Financial markets extend Friday's decline despite European leaders' attempt to downplay Hungary's fiscal problems. The euro weakens further to 1.88 after slumping below 1.2 against the dollar while WTI crude oil breach below 70 again. Base metals slide while precious metals will heavy industrial uses, i.e. platinum and palladium, get hammered. Safe-haven assets such as USD, JPY and gold remain as risk appetite soar. We have light calendar today but speeches from BOC Governor Carney, Fed Governor Bernanke will catch market attention.

Hungary's new government said there's no risk of default in the country as global market tumbled after the comment last week that Hungary has a 'slim chance to avoid the Greek situation'. Mihaly Varga, Orban's chief of staff and a former finance minister said Any comparison with countries that have much higher credit default swap ratings than Hungary is unfortunate ... The comments that have been made about this issue are exaggerated, and if they come from colleagues that's unfortunate'. Both the IMF and the EU were surprised by the comment while Moody's said 'Hungary isn't the next Greece' and the country has 'a good track record of doing what it needs to do when in trouble'.

Yet these 'soothing' comments fell on deaf ears and investors dumps the single currency and risk assets amid concerns over worsening sovereign crisis in Europe. Hungary is a member of the EU but does not use the euro. Yet, deficit problem in the country reflects weakness European nation and affects the euro. Hungary's debt was 78% of GDP in 2009, the highest among the European Union's newest members. Yet, the figure was just slightly higher that EU average of 74% and far below Greece's 115%.

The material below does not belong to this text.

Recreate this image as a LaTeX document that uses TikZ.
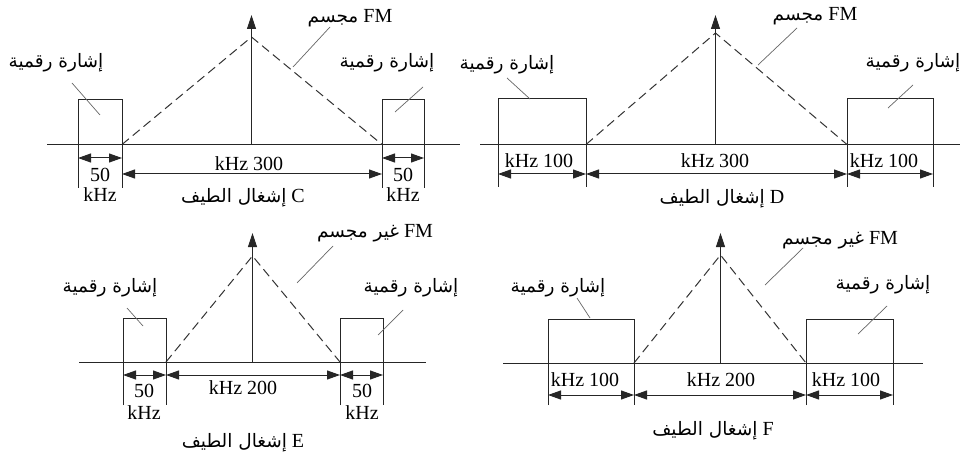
\documentclass[tikz,border=0pt]{standalone}
\usepackage{fontspec}
\setmainfont{Liberation Serif}
\newfontfamily\arabicfont[Script=Arabic]{DejaVu Sans}
\TeXXeTstate=1
\usetikzlibrary{arrows.meta}
\newcommand\artxt[1]{{\arabicfont\fontsize{18.5}{20}\selectfont\beginR #1\endR}}
\tikzset{
  ln/.style={draw=black!85, line width=1pt},
  dsh/.style={draw=black!80, line width=1pt, dash pattern=on 9pt off 5pt},
  lead/.style={draw=black!60, line width=0.7pt},
  vup/.style={draw=black!85, line width=0.9pt, -{Triangle[length=14pt,width=9pt]}},
  dim/.style={draw=black!85, line width=1pt, {Triangle[length=13pt,width=9pt]}-{Triangle[length=13pt,width=9pt]}},
  lbl/.style={inner sep=0pt, font=\fontsize{20}{22}\selectfont},
}
\begin{document}
\begin{tikzpicture}[x=1pt,y=-1pt]
\useasboundingbox[fill=white] (0,0) rectangle (961,457);

% ================= Panel C =================
\coordinate (cA1) at (47,144.5); \coordinate (cA2) at (460,144.5);
\coordinate (cV0) at (251.5,144.5); \coordinate (cV1) at (251.5,15);
\coordinate (cT1) at (122,144.5); \coordinate (cTp) at (251.5,37); \coordinate (cT2) at (382,144.5);
\coordinate (cL1) at (78,188); \coordinate (cL2) at (78,100); \coordinate (cL3) at (122,100); \coordinate (cL4) at (122,188);
\coordinate (cR1) at (382,188); \coordinate (cR2) at (382,100); \coordinate (cR3) at (424,100); \coordinate (cR4) at (424,188);
\draw[ln] (cA1) -- (cA2);
\draw[dsh] (cT1) -- (cTp) -- (cT2);
\draw[vup] (cV0) -- (cV1);
\draw[ln] (cL1) -- (cL2) -- (cL3) -- (cL4);
\draw[ln] (cR1) -- (cR2) -- (cR3) -- (cR4);
\coordinate (cd1) at (78,158); \coordinate (cd2) at (122,158);
\coordinate (cd3) at (382,158); \coordinate (cd4) at (424,158);
\coordinate (cd5) at (122,174); \coordinate (cd6) at (382,174);
\draw[dim] (cd1) -- (cd2);
\draw[dim] (cd3) -- (cd4);
\draw[dim] (cd5) -- (cd6);
\node[lbl] (c50a) at (100,175) {50};
\node[lbl] (ckHza) at (100,195) {kHz};
\node[lbl] (c50b) at (403,175) {50};
\node[lbl] (ckHzb) at (403,195) {kHz};
\node[lbl] (c300) at (249,164) {kHz 300};
\node[lbl] (ccap) at (243,198) {\artxt{إشغال الطيف} C};
\node[lbl] (cfm) at (350,18) {\artxt{مجسم} FM};
\node[lbl] (csl) at (56,63) {\artxt{إشارة رقمية}};
\node[lbl] (csr) at (387,63) {\artxt{إشارة رقمية}};
\coordinate (cf1) at (330,27); \coordinate (cf2) at (293,67);
\coordinate (cl1) at (72,83); \coordinate (cl2) at (100,115);
\coordinate (cr1) at (423,87); \coordinate (cr2) at (395,112);
\draw[lead] (cf1) -- (cf2);
\draw[lead] (cl1) -- (cl2);
\draw[lead] (cr1) -- (cr2);

% ================= Panel D =================
\coordinate (dA1) at (480,144.5); \coordinate (dA2) at (960,144.5);
\coordinate (dV0) at (715.5,144.5); \coordinate (dV1) at (715.5,15);
\coordinate (dT1) at (586,144.5); \coordinate (dTp) at (715.5,33); \coordinate (dT2) at (847,144.5);
\coordinate (dL1) at (498,187); \coordinate (dL2) at (498,99); \coordinate (dL3) at (586,99); \coordinate (dL4) at (586,187);
\coordinate (dR1) at (847,187); \coordinate (dR2) at (847,99); \coordinate (dR3) at (933,99); \coordinate (dR4) at (933,187);
\draw[ln] (dA1) -- (dA2);
\draw[dsh] (dT1) -- (dTp) -- (dT2);
\draw[vup] (dV0) -- (dV1);
\draw[ln] (dL1) -- (dL2) -- (dL3) -- (dL4);
\draw[ln] (dR1) -- (dR2) -- (dR3) -- (dR4);
\coordinate (dd1) at (498,174); \coordinate (dd2) at (586,174);
\coordinate (dd3) at (847,174); \coordinate (dd4) at (933,174);
\draw[dim] (dd1) -- (dd2);
\draw[dim] (dd2) -- (dd3);
\draw[dim] (dd3) -- (dd4);
\node[lbl] (d100a) at (539,161) {kHz 100};
\node[lbl] (d300) at (715,161) {kHz 300};
\node[lbl] (d100b) at (884,161) {kHz 100};
\node[lbl] (dcap) at (722,199) {\artxt{إشغال الطيف} D};
\node[lbl] (dfm) at (815,16) {\artxt{مجسم} FM};
\node[lbl] (dsl) at (507,65) {\artxt{إشارة رقمية}};
\node[lbl] (dsr) at (913,63) {\artxt{إشارة رقمية}};
\coordinate (df1) at (797,28); \coordinate (df2) at (758,65);
\coordinate (dl1) at (507,78); \coordinate (dl2) at (530,99);
\coordinate (dr1) at (913,85); \coordinate (dr2) at (888,108);
\draw[lead] (df1) -- (df2);
\draw[lead] (dl1) -- (dl2);
\draw[lead] (dr1) -- (dr2);

% ================= Panel E =================
\coordinate (eA1) at (79,362); \coordinate (eA2) at (426,362);
\coordinate (eV0) at (252.5,362); \coordinate (eV1) at (252.5,233);
\coordinate (eT1) at (166,362); \coordinate (eTp) at (252.5,256); \coordinate (eT2) at (340,362);
\coordinate (eL1) at (123,405); \coordinate (eL2) at (123,318); \coordinate (eL3) at (166,318); \coordinate (eL4) at (166,405);
\coordinate (eR1) at (340,405); \coordinate (eR2) at (340,318); \coordinate (eR3) at (383,318); \coordinate (eR4) at (383,405);
\draw[ln] (eA1) -- (eA2);
\draw[dsh] (eT1) -- (eTp) -- (eT2);
\draw[vup] (eV0) -- (eV1);
\draw[ln] (eL1) -- (eL2) -- (eL3) -- (eL4);
\draw[ln] (eR1) -- (eR2) -- (eR3) -- (eR4);
\coordinate (ed1) at (123,375); \coordinate (ed2) at (166,375);
\coordinate (ed3) at (340,375); \coordinate (ed4) at (383,375);
\draw[dim] (ed1) -- (ed2);
\draw[dim] (ed2) -- (ed3);
\draw[dim] (ed3) -- (ed4);
\node[lbl] (e50a) at (144,391) {50};
\node[lbl] (ekHza) at (144,413) {kHz};
\node[lbl] (e50b) at (362,391) {50};
\node[lbl] (ekHzb) at (362,413) {kHz};
\node[lbl] (e200) at (243,388) {kHz 200};
\node[lbl] (ecap) at (243,443) {\artxt{إشغال الطيف} E};
\node[lbl] (efm) at (375,233) {\artxt{غير مجسم} FM};
\node[lbl] (esl) at (110,288) {\artxt{إشارة رقمية}};
\node[lbl] (esr) at (411,288) {\artxt{إشارة رقمية}};
\coordinate (ef1) at (333,246); \coordinate (ef2) at (297,283);
\coordinate (el1) at (127,308); \coordinate (el2) at (143,326);
\coordinate (er1) at (403,310); \coordinate (er2) at (378,335);
\draw[lead] (ef1) -- (ef2);
\draw[lead] (el1) -- (el2);
\draw[lead] (er1) -- (er2);

% ================= Panel F =================
\coordinate (fA1) at (503,363); \coordinate (fA2) at (923,363);
\coordinate (fV0) at (720.5,363); \coordinate (fV1) at (720.5,233);
\coordinate (fT1) at (634,363); \coordinate (fTp) at (720.5,255); \coordinate (fT2) at (806,363);
\coordinate (fL1) at (548,405); \coordinate (fL2) at (548,319); \coordinate (fL3) at (634,319); \coordinate (fL4) at (634,405);
\coordinate (fR1) at (806,405); \coordinate (fR2) at (806,319); \coordinate (fR3) at (893,319); \coordinate (fR4) at (893,405);
\draw[ln] (fA1) -- (fA2);
\draw[dsh] (fT1) -- (fTp) -- (fT2);
\draw[vup] (fV0) -- (fV1);
\draw[ln] (fL1) -- (fL2) -- (fL3) -- (fL4);
\draw[ln] (fR1) -- (fR2) -- (fR3) -- (fR4);
\coordinate (fd1) at (548,395); \coordinate (fd2) at (634,395);
\coordinate (fd3) at (806,395); \coordinate (fd4) at (893,395);
\draw[dim] (fd1) -- (fd2);
\draw[dim] (fd2) -- (fd3);
\draw[dim] (fd3) -- (fd4);
\node[lbl] (f100a) at (585,380) {kHz 100};
\node[lbl] (f200) at (721,380) {kHz 200};
\node[lbl] (f100b) at (846,380) {kHz 100};
\node[lbl] (fcap) at (713,431) {\artxt{إشغال الطيف} F};
\node[lbl] (ffm) at (840,240) {\artxt{غير مجسم} FM};
\node[lbl] (fsl) at (558,288) {\artxt{إشارة رقمية}};
\node[lbl] (fsr) at (883,285) {\artxt{إشارة رقمية}};
\coordinate (ff1) at (803,248); \coordinate (ff2) at (765,285);
\coordinate (fl1) at (577,298); \coordinate (fl2) at (590,318);
\coordinate (fr1) at (887,306); \coordinate (fr2) at (858,334);
\draw[lead] (ff1) -- (ff2);
\draw[lead] (fl1) -- (fl2);
\draw[lead] (fr1) -- (fr2);
\end{tikzpicture}
\end{document}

Global economic recovery is threatened as global leaders focus on fiscal consolidation which will likely dampen growth. At the G-20 summit held last week, policymakers agreed that while 'the global economy continues to recover faster than anticipated...the recent volatility in financial markets reminds us that significant challenges remain and underscores the importance of international cooperation'. Recent crisis in the Eurozone highlights 'the importance of sustainable public finances and the need for our countries to put in place credible, growth-friendly measures, to deliver fiscal sustainability, differentiated for and tailored to national circumstances' and 'countries with serious fiscal challenges need to accelerate the pace of consolidation'.

Market sentiment has clearly worsened after a short-lived rebound last week. While commodity prices may recover after the sharp selloffs today and last Friday, near-term outlook remains vulnerable.

The RBNZ, the ECB and the BOC will meet for rate decision this week. While consensus forecast the RBNZ will raise its policy rate by +25bps to 2.75% at the meeting, the central bank will likely warn the market of uncertainty of global economic outlook. Both the ECB and the BOC will keep interest rates unchanged but the market will like to see any further measures to contain the crisis.

Commitments of Traders

Crude Oil: Net speculative long positions plunged by -40% to 24.9K, the lowest level since August 2009. Longs dipped -1.55K while shorts surged +14.0K, indicating traders' lack of confidence over oil's outlook

Natural Gas: Net speculative short positions slid for a 4th week as driven by speculations on stronger demand amid a hotter-than-average summer and lower output due to an abnormal hurricane season. The National Oceanic and Atmospheric Administration (NOAA) said that the hurricane season (June 1 to November 30) in the Atlantic in 2010 has an 85% probability of being above normal, with 3 to 7 major Category 3 hurricanes.

The US energy Department, based on NOAA's forecast of 1 to 3 major hurricanes in 2009, estimated production cuts of around 4.5 mmb of crude oil and 36 bcf of natural gas production in the Gulf of Mexico. Extrapolating the figures, crude and natural gas production may be reduced by 10-11 mmb and 90 bcf respectively, during the hurricane season this year.

Gold: Net speculative long positions dropped over -3K to 224.5K. Yet, this does not indicate waning demand for gold as safe-haven. Indeed, investment demand for gold ETFs remains robust. Holdings in the SPDR Gold Trust stayed at record high level despite dipping on June 4 for the first time since April 22.

Silver: Net speculative long positions recovered mildly as decline in short positions exceed the drop in long positions. Net longs should, however, fall in the coming week as traders disfavor the metal amid fresh worries over global economic recovery.

Platinum: Net speculative long positions were largely flat from the previous week. Both long and short positions increased modestly, suggesting bullish and bearish opinions about the metal's outlook are balanced.